• _Problem_
Copy, from the entries below, each line in which the string "that" appears.

• _Data shown_

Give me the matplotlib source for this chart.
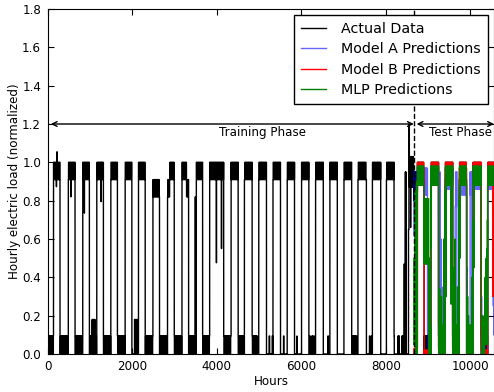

...

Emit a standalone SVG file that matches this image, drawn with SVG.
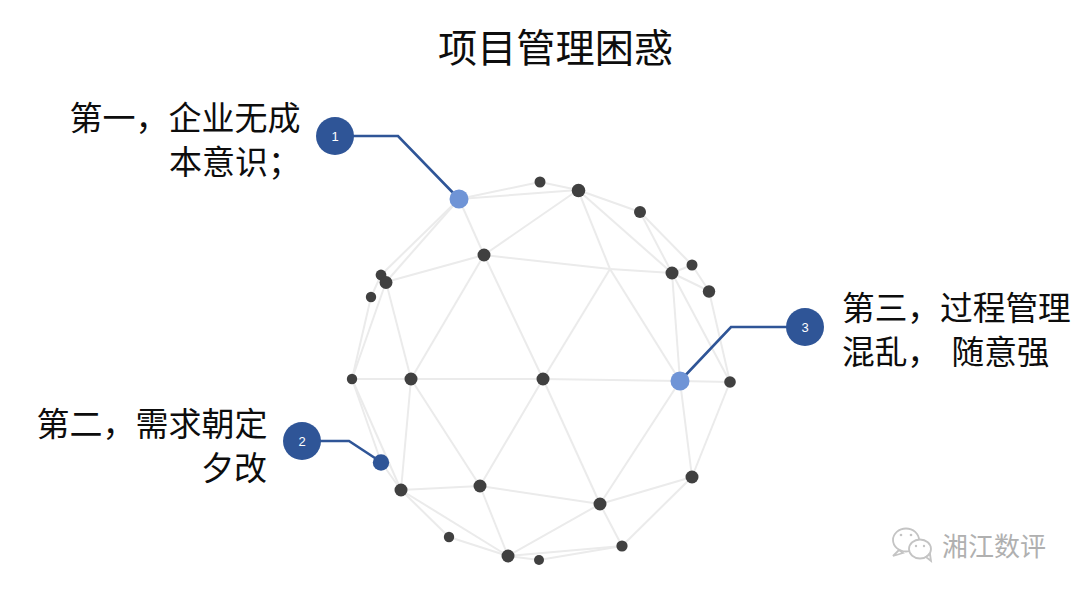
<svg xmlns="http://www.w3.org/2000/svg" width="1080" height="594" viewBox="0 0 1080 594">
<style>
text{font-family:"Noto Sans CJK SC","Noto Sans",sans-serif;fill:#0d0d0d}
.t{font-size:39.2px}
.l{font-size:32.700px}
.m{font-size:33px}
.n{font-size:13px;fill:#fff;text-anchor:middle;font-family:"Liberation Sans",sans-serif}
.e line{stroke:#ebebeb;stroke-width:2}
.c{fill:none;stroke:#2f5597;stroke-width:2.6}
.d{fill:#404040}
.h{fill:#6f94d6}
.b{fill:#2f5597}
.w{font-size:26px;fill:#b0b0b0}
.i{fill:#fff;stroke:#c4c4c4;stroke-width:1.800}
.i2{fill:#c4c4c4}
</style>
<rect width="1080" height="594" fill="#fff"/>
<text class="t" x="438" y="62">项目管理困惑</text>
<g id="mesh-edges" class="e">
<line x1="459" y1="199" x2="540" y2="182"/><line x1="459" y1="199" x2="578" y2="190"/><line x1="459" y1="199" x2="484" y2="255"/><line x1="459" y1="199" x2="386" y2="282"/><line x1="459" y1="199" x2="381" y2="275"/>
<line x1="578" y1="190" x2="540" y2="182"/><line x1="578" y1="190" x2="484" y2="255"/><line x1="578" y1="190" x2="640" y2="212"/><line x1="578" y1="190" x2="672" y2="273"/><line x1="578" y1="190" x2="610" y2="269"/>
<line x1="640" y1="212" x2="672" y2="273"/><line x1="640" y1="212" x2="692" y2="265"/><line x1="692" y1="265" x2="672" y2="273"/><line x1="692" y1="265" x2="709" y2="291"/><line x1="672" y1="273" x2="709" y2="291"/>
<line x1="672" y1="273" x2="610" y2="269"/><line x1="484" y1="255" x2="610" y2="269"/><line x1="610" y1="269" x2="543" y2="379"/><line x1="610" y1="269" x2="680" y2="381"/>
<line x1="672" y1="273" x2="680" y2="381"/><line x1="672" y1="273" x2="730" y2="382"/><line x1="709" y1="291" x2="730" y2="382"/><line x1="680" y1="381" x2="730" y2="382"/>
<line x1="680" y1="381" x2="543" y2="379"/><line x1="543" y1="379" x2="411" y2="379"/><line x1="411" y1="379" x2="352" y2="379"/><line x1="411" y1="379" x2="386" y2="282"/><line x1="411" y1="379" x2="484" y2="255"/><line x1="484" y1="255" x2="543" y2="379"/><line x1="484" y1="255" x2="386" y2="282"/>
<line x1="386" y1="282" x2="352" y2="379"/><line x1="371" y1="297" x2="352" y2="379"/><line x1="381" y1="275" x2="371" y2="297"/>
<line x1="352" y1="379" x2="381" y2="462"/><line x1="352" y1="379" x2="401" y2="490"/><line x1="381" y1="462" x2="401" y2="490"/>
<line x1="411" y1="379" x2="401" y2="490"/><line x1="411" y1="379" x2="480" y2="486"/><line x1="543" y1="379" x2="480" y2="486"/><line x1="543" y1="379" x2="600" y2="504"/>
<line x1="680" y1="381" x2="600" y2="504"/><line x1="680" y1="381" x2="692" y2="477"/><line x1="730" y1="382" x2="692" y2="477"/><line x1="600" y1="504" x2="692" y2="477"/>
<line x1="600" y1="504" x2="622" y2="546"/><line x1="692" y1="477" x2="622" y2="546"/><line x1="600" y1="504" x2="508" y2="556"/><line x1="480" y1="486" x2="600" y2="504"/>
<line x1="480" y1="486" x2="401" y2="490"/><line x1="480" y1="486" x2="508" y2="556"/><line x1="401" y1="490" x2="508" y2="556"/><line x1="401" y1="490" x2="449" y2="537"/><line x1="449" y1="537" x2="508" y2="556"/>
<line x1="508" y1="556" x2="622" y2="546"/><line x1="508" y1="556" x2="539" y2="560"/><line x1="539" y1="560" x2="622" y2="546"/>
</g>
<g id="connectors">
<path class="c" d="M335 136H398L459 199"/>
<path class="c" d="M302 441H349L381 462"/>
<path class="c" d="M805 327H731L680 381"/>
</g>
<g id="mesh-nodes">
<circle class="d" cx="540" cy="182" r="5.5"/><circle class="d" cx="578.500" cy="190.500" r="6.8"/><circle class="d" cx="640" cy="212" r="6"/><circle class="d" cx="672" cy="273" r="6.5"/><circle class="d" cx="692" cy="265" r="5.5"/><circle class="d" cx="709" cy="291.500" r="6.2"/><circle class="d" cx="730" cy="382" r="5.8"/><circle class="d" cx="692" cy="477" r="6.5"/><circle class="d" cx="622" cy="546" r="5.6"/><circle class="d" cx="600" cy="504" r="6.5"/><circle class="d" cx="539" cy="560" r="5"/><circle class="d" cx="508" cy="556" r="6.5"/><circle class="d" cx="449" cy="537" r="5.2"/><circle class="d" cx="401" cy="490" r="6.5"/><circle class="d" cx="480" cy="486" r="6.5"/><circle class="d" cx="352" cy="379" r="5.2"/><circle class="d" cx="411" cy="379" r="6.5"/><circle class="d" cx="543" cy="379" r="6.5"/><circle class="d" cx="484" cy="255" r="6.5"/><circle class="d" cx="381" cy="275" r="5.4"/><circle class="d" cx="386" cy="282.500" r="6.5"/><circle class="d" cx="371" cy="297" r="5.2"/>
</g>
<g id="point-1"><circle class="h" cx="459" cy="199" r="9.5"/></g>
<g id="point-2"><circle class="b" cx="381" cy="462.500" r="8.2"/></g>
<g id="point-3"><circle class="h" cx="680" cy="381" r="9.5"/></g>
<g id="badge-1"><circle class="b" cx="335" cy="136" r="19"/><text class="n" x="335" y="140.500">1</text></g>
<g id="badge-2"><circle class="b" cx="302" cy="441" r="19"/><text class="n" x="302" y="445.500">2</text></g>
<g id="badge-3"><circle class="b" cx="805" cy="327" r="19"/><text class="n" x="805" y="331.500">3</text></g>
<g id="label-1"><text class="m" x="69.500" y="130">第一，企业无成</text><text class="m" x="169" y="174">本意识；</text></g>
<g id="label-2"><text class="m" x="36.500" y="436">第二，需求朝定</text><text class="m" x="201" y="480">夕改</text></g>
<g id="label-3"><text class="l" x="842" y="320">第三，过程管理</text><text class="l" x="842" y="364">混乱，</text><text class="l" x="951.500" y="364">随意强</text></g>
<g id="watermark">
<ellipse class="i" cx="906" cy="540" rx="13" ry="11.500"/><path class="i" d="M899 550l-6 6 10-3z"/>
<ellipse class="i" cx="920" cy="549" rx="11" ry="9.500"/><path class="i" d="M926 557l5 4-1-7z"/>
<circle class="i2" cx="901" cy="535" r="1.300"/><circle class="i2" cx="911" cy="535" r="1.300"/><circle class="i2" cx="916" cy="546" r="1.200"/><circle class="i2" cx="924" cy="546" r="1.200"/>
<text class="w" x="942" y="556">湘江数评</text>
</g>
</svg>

...

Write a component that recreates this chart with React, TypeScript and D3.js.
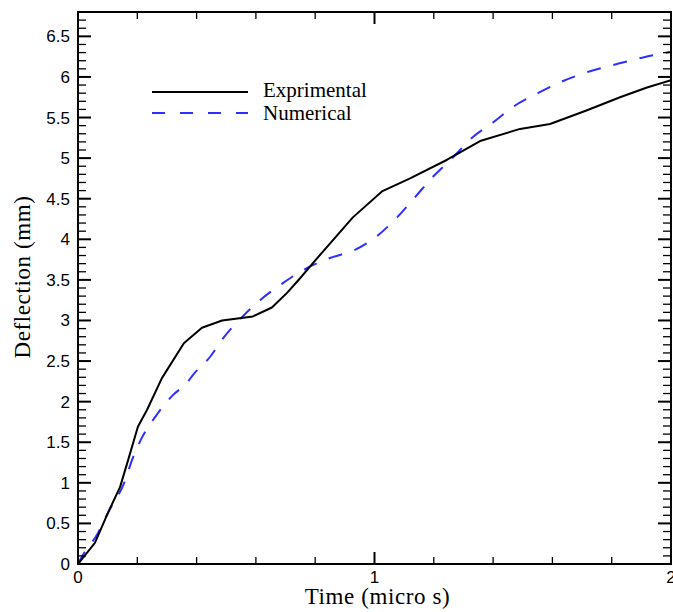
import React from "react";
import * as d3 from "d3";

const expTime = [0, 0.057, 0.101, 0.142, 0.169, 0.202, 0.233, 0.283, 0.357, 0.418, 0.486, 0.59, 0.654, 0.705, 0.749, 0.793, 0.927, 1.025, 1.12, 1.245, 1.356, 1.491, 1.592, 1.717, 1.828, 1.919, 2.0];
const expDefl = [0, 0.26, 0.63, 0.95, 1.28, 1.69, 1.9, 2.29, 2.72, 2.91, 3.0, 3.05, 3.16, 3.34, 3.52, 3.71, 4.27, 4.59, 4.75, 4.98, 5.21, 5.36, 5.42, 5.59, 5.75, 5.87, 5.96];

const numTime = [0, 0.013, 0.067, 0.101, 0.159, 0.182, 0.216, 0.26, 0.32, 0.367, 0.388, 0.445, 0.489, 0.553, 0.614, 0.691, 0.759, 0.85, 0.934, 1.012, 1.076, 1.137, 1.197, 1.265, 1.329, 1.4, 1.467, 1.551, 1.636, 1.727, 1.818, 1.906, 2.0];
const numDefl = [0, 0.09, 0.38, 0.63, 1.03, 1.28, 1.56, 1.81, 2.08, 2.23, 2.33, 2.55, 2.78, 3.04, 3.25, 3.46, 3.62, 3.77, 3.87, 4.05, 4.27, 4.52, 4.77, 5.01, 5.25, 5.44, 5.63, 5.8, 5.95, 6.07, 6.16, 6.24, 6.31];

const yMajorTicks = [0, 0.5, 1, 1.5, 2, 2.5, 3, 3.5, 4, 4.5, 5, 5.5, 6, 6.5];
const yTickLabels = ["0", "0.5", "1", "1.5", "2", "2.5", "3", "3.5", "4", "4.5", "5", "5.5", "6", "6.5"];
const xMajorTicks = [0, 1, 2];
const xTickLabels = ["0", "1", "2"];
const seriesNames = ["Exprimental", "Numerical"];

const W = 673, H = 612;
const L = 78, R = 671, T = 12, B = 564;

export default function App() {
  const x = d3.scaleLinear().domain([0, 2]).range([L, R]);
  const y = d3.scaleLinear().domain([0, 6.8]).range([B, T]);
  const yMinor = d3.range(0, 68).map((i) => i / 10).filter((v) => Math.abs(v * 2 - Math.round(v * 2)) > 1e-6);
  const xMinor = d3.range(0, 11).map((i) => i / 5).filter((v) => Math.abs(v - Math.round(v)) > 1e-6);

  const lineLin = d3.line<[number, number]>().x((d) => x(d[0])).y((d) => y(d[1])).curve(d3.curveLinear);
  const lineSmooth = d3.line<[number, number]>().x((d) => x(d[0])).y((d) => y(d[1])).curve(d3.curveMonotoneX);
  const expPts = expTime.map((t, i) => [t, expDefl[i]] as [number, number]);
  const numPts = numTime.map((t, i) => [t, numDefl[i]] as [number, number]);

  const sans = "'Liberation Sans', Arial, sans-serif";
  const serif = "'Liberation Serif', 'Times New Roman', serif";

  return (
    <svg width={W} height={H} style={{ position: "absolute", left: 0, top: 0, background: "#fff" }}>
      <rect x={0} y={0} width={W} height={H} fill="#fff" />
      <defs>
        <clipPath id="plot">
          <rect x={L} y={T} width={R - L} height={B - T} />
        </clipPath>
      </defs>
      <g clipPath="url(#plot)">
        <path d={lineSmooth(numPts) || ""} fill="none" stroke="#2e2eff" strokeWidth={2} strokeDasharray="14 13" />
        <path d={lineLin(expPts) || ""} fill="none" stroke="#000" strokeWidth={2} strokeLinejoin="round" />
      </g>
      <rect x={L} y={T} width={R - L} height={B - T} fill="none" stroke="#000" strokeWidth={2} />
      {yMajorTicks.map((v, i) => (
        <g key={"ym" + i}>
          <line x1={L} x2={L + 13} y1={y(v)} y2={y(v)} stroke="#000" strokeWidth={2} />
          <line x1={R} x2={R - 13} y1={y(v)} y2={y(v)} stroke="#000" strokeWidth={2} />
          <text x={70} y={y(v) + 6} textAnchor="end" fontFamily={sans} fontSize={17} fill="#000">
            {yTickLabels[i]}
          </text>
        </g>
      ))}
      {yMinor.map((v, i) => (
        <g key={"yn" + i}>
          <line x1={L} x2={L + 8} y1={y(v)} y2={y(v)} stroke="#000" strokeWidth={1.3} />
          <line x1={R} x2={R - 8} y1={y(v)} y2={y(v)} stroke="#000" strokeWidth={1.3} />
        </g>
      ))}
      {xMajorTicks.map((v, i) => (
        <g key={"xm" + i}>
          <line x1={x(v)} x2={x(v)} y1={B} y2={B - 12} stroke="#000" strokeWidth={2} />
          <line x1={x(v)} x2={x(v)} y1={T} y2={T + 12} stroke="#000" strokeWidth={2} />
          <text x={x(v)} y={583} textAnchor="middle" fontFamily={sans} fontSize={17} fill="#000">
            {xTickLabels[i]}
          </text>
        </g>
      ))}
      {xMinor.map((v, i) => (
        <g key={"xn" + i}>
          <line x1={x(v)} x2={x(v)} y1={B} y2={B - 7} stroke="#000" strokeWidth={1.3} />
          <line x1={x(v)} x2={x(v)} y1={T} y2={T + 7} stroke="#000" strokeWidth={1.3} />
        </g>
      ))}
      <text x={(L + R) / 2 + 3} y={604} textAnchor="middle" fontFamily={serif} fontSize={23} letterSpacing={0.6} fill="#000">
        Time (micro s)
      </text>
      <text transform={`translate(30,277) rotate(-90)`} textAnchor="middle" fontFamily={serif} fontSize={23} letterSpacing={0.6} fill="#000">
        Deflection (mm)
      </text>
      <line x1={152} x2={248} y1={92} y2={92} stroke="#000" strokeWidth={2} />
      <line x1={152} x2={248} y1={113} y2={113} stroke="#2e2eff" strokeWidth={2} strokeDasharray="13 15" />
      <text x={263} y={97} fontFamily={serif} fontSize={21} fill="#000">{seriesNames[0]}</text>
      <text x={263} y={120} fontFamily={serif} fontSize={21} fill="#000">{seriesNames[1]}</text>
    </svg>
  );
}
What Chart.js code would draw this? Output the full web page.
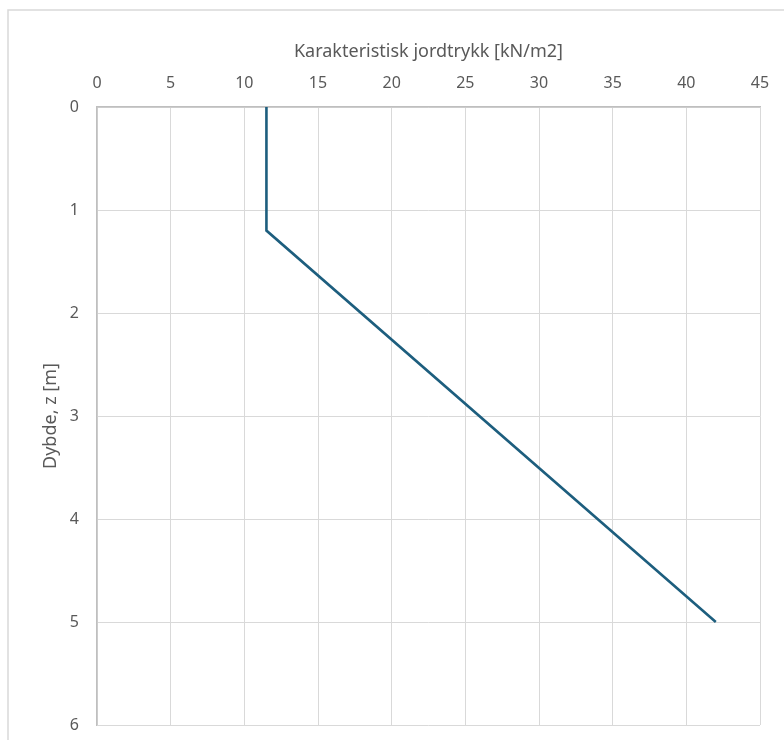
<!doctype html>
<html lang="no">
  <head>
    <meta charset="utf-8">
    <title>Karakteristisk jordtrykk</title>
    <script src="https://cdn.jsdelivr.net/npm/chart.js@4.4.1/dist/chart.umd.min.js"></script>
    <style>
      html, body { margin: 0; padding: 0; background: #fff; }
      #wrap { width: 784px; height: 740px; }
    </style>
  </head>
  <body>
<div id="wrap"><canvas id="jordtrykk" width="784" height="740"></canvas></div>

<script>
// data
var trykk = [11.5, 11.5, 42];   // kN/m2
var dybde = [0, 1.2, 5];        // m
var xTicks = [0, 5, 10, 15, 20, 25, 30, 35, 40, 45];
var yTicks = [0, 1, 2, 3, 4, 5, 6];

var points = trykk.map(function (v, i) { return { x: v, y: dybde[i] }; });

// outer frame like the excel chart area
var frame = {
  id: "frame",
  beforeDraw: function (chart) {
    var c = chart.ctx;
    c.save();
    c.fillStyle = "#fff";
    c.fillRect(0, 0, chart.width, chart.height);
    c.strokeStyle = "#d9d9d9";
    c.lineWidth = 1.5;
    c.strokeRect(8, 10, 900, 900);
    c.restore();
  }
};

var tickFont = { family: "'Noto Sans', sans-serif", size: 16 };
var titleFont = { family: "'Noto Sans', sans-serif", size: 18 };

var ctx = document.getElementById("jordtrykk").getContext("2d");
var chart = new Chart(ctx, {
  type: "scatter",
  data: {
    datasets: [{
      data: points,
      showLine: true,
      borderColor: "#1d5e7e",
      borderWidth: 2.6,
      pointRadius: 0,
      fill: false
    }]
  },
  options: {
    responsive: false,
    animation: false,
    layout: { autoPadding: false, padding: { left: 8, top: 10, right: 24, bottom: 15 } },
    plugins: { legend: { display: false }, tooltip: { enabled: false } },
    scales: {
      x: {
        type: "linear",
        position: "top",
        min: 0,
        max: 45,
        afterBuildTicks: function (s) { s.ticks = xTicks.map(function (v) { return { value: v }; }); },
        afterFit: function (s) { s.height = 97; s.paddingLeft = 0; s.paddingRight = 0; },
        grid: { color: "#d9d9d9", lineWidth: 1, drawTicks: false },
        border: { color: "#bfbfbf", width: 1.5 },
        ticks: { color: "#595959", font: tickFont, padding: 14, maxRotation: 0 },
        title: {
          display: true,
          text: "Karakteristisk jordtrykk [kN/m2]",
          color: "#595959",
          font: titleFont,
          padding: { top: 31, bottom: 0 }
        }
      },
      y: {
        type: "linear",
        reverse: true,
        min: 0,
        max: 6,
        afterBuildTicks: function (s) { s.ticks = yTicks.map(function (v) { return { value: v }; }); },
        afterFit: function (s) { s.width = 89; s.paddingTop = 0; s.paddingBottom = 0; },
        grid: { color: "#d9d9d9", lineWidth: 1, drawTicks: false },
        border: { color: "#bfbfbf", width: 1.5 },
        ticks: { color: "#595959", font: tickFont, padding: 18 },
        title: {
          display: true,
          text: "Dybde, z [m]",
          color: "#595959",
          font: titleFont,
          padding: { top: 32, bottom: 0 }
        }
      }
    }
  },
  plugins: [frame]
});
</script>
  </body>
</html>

• _Exercise output_
Emit a standalone SVG file that matches this image, drawn with SVG.
Write a component that recreates this chart with React, TypeScript and D3.js.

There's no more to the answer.